#### [REQUEST]
Take the lines beginning with the one that contains "Clone this chart in seaborn and matplotlib." and ending with the one that contains "xticks = [0, 2, 4, 6, 8, 10, 12]", and set them down exactly. Omit all pictures.

------------------------------------------------

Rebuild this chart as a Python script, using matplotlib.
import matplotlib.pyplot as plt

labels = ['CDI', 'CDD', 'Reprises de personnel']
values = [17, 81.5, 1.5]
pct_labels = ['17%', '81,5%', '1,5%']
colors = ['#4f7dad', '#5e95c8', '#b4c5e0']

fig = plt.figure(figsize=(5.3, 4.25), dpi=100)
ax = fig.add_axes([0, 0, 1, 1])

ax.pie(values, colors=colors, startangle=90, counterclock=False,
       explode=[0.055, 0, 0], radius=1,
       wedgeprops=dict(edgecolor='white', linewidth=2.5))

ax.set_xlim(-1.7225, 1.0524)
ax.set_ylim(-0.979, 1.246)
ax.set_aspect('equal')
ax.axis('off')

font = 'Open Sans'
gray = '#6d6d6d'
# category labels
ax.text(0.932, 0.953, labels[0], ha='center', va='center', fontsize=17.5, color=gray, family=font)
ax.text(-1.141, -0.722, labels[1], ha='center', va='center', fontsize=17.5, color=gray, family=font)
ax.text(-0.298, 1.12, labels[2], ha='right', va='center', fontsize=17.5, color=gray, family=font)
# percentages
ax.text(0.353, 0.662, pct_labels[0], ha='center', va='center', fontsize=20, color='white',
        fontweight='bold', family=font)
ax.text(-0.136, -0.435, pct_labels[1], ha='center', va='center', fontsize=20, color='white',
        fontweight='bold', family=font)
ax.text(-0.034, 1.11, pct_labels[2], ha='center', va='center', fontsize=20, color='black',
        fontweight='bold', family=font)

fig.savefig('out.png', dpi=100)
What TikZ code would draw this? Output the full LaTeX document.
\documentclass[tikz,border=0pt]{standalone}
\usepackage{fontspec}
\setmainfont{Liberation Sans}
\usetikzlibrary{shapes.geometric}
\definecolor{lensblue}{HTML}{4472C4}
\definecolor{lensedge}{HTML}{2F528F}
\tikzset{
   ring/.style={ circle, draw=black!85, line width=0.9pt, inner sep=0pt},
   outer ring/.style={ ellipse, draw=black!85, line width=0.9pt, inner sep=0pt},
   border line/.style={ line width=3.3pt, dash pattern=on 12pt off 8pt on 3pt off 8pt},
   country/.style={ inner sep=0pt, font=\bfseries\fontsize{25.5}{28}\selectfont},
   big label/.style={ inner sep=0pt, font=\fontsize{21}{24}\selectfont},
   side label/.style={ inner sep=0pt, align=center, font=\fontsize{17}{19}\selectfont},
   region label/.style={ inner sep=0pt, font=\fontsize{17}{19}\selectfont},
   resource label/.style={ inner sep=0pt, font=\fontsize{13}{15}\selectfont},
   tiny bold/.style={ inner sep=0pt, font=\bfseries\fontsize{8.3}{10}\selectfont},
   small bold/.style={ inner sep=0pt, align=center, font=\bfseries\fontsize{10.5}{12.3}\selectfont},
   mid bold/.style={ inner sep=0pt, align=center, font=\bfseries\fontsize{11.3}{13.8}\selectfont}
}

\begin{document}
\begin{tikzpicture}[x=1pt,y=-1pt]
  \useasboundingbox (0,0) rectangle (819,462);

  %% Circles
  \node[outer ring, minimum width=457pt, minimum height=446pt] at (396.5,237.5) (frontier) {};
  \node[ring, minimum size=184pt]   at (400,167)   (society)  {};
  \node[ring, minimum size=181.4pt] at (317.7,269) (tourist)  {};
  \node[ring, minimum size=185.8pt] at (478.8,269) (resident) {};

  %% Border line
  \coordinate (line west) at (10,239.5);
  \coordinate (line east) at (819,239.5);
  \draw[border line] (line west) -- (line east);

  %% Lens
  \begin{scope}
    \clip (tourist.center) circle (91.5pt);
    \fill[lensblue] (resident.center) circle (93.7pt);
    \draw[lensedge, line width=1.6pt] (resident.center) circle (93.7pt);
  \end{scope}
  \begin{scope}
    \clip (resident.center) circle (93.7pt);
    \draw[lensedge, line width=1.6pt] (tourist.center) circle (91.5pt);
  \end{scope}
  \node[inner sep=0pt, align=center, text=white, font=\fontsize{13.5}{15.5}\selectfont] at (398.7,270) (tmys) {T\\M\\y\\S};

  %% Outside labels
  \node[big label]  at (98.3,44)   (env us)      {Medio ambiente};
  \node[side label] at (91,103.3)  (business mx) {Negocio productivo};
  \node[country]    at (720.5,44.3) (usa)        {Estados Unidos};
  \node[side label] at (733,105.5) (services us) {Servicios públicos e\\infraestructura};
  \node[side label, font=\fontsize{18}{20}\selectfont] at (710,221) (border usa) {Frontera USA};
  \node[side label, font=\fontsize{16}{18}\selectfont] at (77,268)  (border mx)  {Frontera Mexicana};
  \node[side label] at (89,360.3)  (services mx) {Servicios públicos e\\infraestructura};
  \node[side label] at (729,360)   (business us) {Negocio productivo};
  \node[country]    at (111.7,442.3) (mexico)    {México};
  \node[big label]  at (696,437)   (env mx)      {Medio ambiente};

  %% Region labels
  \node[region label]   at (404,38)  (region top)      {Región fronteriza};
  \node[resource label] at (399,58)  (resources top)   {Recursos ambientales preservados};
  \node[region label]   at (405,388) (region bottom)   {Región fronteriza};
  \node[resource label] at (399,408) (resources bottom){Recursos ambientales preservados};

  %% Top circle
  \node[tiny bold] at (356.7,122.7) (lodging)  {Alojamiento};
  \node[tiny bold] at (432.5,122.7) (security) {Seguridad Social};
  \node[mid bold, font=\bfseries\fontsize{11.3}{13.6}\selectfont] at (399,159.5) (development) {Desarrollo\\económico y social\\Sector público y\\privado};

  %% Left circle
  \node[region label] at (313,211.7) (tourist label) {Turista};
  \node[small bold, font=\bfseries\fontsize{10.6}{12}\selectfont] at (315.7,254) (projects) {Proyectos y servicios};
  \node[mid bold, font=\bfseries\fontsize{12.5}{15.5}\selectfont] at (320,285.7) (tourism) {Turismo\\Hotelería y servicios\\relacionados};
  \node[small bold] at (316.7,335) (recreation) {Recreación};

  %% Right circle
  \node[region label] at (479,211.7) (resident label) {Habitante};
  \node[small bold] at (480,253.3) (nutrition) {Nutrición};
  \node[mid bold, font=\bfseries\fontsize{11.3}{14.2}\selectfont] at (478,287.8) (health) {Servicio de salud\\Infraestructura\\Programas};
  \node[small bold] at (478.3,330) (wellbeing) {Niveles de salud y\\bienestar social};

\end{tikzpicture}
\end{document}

------------------------------------------------

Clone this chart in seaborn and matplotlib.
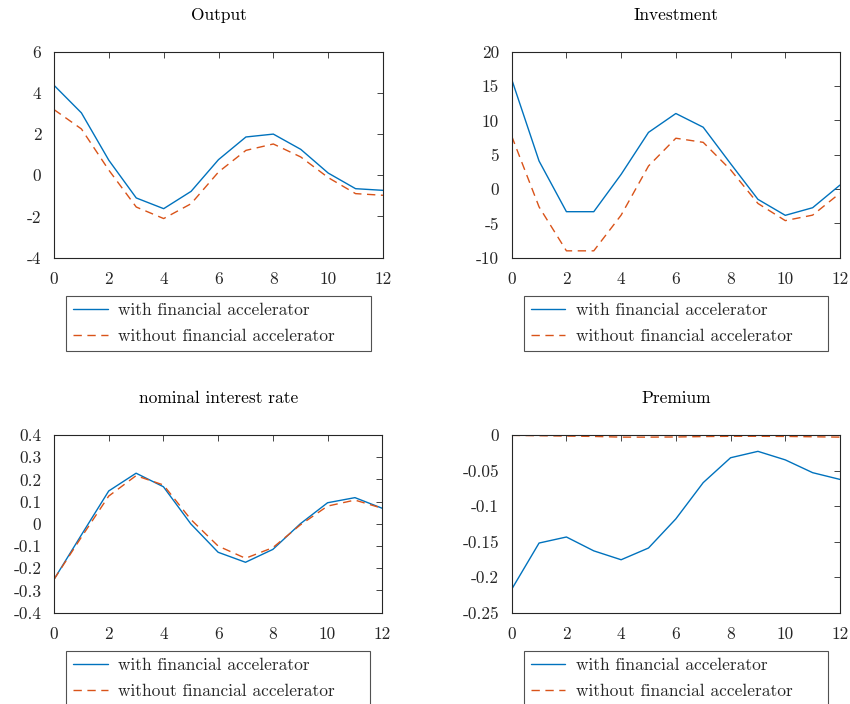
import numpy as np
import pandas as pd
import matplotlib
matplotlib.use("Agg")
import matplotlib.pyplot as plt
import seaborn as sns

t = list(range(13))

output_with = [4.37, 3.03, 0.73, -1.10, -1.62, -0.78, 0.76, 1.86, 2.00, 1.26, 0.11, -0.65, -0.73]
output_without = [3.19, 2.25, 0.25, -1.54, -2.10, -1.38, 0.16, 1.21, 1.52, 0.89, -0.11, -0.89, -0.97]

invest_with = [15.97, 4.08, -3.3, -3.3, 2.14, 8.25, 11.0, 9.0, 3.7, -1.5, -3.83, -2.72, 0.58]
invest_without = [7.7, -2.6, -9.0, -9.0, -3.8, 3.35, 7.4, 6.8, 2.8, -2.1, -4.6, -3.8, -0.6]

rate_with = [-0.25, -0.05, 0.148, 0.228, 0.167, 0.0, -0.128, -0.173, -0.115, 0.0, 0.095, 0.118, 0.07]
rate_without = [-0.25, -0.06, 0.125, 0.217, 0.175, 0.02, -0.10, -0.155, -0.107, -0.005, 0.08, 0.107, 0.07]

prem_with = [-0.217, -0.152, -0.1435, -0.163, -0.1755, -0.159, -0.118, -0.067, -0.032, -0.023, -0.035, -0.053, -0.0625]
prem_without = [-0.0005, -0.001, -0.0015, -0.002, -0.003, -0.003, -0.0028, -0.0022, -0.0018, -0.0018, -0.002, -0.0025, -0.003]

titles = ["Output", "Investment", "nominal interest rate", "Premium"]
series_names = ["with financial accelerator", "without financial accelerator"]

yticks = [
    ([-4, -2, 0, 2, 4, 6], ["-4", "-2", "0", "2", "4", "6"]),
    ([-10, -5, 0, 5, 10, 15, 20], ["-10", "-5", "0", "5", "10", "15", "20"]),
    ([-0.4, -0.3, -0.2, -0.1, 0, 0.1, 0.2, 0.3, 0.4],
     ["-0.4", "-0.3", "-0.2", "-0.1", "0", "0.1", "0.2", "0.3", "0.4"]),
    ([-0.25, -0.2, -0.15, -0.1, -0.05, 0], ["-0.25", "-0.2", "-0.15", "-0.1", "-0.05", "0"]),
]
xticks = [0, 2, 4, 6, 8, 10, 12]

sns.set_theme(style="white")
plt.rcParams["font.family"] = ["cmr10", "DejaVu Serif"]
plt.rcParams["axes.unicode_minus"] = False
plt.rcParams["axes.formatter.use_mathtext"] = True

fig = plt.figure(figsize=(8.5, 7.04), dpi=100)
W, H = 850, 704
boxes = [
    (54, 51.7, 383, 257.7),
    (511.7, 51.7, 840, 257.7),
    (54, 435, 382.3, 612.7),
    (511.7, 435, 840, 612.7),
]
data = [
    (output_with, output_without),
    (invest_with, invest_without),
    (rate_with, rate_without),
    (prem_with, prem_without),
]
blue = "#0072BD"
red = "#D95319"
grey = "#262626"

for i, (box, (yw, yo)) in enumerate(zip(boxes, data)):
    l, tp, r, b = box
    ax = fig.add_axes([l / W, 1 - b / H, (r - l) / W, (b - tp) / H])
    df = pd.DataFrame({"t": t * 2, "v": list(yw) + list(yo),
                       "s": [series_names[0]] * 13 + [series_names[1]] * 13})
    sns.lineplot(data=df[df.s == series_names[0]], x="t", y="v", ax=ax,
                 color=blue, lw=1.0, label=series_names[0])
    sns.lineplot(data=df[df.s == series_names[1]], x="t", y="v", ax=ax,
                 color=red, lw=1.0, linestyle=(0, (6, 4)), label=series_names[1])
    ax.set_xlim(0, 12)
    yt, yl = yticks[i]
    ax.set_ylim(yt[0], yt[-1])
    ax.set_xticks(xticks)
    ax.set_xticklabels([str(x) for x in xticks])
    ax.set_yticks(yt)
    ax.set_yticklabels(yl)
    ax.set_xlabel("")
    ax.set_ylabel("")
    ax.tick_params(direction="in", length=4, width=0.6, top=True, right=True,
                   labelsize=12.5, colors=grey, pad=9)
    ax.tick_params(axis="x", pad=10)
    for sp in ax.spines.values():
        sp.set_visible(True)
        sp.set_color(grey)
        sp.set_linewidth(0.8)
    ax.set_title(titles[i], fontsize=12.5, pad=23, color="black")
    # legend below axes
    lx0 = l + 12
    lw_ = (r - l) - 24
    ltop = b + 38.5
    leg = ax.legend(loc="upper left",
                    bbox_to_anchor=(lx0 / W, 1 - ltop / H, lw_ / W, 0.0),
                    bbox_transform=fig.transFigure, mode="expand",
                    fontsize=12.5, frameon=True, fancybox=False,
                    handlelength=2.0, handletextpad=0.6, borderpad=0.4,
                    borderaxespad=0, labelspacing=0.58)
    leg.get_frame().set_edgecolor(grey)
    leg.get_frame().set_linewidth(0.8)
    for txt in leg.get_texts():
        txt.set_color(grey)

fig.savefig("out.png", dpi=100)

------------------------------------------------

#### [SOLUTION]
Clone this chart in seaborn and matplotlib.
import numpy as np
import pandas as pd
import matplotlib
matplotlib.use("Agg")
import matplotlib.pyplot as plt
import seaborn as sns

t = list(range(13))

output_with = [4.37, 3.03, 0.73, -1.10, -1.62, -0.78, 0.76, 1.86, 2.00, 1.26, 0.11, -0.65, -0.73]
output_without = [3.19, 2.25, 0.25, -1.54, -2.10, -1.38, 0.16, 1.21, 1.52, 0.89, -0.11, -0.89, -0.97]

invest_with = [15.97, 4.08, -3.3, -3.3, 2.14, 8.25, 11.0, 9.0, 3.7, -1.5, -3.83, -2.72, 0.58]
invest_without = [7.7, -2.6, -9.0, -9.0, -3.8, 3.35, 7.4, 6.8, 2.8, -2.1, -4.6, -3.8, -0.6]

rate_with = [-0.25, -0.05, 0.148, 0.228, 0.167, 0.0, -0.128, -0.173, -0.115, 0.0, 0.095, 0.118, 0.07]
rate_without = [-0.25, -0.06, 0.125, 0.217, 0.175, 0.02, -0.10, -0.155, -0.107, -0.005, 0.08, 0.107, 0.07]

prem_with = [-0.217, -0.152, -0.1435, -0.163, -0.1755, -0.159, -0.118, -0.067, -0.032, -0.023, -0.035, -0.053, -0.0625]
prem_without = [-0.0005, -0.001, -0.0015, -0.002, -0.003, -0.003, -0.0028, -0.0022, -0.0018, -0.0018, -0.002, -0.0025, -0.003]

titles = ["Output", "Investment", "nominal interest rate", "Premium"]
series_names = ["with financial accelerator", "without financial accelerator"]

yticks = [
    ([-4, -2, 0, 2, 4, 6], ["-4", "-2", "0", "2", "4", "6"]),
    ([-10, -5, 0, 5, 10, 15, 20], ["-10", "-5", "0", "5", "10", "15", "20"]),
    ([-0.4, -0.3, -0.2, -0.1, 0, 0.1, 0.2, 0.3, 0.4],
     ["-0.4", "-0.3", "-0.2", "-0.1", "0", "0.1", "0.2", "0.3", "0.4"]),
    ([-0.25, -0.2, -0.15, -0.1, -0.05, 0], ["-0.25", "-0.2", "-0.15", "-0.1", "-0.05", "0"]),
]
xticks = [0, 2, 4, 6, 8, 10, 12]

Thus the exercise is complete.